Although the price of fertilisers and other agricultural inputs rose and the land shortage remained, people still worked hard and there was plenty of food.
Most of the food eaten in this country was grown in the rural areas.
On the white owned farms, they grew maize for cattle, as they had always done. White farmers exported massive quantities of tobacco because Zimbabwe has one of the best climates and soil for growing tobacco in the whole world.
The government Agricultural Rural Development Authority farms (ARDA) produced surplus food.
The Grain Marketing Board (GMB) silos were full of maize, from Mutoko to Karoi and right across the country.
That was the time when this country was called the bread-basket of Southern Africa.
If we then roll the clock forward past Economic Structural Adjustment Programmes (ESAPs) to the Land Reform Programme, to sanctions, to the high inflation and to 2008, we find that Zimbabwe moved from being a country of food self sufficiency to a country regarded by Westerners with a mixture of pity and dislike.
Part of Western pity included massive aid to Zimbabwe.
Where does this aid go?
In her book, Dr Dambisa Moyo, the Zambian economist, who wrote the book called Dead Aid, writes about, ‘Why Foreign Aid Is Hurting Africa’.
Dambisa gives the example of Kibera, the largest slum in Africa, a suburb of Nairobi with a population of one million people living in, “a sea of aluminium and cardboard shacks that forgotten families call home.
“The idea of a slum conjures up an image of children playing amidst piles of garbage, with no running water and the rank, rife stench of sewage.
“Kibera does not disappoint.”
Dambisa then says Kibera stands within a short distance from the headquarters of the United Nations Agency for Human Settlements which has an annual budget of millions of dollars and has a mandate to, “promote socially and environmentally sustainable towns and cities with the goal of providing adequate shelter for all.”
At the same time Kibera is in Kenya, a country with one of the highest ratios of development workers per capita.
The aid workers are paid huge salaries.
So, what are they doing there?
But, why travel so far to Kenya and not look at our own situation here in Zimbabwe?
Development assistance through food handouts has been nothing, but a band aid.
It forced us to become dependent.
One sad sight about aid is the boreholes that lie dormant and in total disrepair in many parts of Zimbabwe.
There was a lack of consultation and training of the people.
In addition, the donors did not talk to each other to avoid duplicating the failures of the last donor.
Each donor comes to the community with his or her own agenda.
The development of ‘a trust model’ is one of the most pressing issues for the aid workers.
Maintaining trust has required these donors to spend a large percentage of their funds on basing expatriate workers in-country and making frequent visits from head office.
This is unsustainable and wasteful.
There are many questions to be asked about these aid workers living in Zimbabwe and elsewhere.

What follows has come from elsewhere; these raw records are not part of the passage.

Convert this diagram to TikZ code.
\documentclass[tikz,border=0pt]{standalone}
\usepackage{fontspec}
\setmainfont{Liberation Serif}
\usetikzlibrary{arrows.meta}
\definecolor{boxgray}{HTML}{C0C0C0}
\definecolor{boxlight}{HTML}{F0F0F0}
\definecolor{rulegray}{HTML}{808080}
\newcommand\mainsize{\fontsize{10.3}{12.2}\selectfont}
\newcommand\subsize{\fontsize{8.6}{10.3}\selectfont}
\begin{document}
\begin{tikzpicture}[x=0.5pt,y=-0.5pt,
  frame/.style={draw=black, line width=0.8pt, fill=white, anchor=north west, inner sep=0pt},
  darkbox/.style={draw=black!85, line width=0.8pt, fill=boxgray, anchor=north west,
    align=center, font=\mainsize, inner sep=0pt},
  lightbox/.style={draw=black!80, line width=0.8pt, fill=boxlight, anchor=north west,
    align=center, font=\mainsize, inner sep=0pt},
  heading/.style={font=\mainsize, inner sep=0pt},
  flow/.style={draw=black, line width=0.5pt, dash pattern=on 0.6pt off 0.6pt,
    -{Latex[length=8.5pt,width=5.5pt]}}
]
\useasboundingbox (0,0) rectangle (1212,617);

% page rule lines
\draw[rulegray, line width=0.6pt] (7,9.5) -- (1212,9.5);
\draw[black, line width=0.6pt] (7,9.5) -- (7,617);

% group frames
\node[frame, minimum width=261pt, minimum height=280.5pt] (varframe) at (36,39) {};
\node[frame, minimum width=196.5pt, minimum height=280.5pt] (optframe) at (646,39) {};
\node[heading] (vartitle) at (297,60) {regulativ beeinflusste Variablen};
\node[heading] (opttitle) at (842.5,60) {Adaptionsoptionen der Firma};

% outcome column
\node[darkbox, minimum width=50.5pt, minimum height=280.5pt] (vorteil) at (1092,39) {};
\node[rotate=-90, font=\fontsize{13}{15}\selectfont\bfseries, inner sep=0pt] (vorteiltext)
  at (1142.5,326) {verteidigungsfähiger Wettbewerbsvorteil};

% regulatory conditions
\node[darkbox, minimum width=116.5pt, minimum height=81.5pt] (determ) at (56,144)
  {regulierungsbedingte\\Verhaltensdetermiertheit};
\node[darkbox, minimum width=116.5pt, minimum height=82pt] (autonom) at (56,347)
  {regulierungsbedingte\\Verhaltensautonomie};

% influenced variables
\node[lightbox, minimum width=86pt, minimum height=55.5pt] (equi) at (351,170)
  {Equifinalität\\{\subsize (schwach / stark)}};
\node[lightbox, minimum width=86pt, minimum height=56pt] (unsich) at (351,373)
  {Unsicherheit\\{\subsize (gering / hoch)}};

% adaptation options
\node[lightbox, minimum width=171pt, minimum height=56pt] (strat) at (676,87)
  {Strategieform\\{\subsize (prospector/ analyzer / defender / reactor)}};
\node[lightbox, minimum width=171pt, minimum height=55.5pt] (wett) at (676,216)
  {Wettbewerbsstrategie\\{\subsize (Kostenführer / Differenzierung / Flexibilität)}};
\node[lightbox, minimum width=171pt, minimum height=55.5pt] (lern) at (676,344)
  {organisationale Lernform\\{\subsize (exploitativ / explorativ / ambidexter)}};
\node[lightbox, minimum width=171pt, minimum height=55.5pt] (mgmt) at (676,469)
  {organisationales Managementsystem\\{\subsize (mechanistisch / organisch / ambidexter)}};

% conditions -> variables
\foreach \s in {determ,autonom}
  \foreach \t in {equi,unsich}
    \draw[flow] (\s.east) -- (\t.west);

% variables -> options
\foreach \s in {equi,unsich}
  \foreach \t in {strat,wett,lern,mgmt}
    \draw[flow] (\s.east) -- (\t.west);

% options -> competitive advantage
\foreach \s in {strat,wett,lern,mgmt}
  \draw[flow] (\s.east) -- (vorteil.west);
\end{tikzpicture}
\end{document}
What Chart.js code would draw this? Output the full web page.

How do you solve poverty when you are always sitting in a big air conditioned car or an office, flying on planes to conferences and staying in expensive hotels?
How do you solve poverty when you come here as a white expatriate with no knowledge of Shona and no understanding of the culture?
This is what the Wall St journal says about the aid, “It is an insidious culture that has left Africa more debt-laden, more inflation-prone, more vulnerable to the vagaries of the currency markets and more unattractive to higher-quality investment.”
Dambisa Moyo goes on to say that aid has increased the risk of civil conflict and disharmony, causing an unmitigated political, economic and humanitarian disaster.
In its current form, aid is not working.
It promotes disempowerment.
And it causes dependency on food handouts.
We need to develop a new strategy that places emphasis on African entrepreneurship and markets over an aid system that preaches only food hand-outs.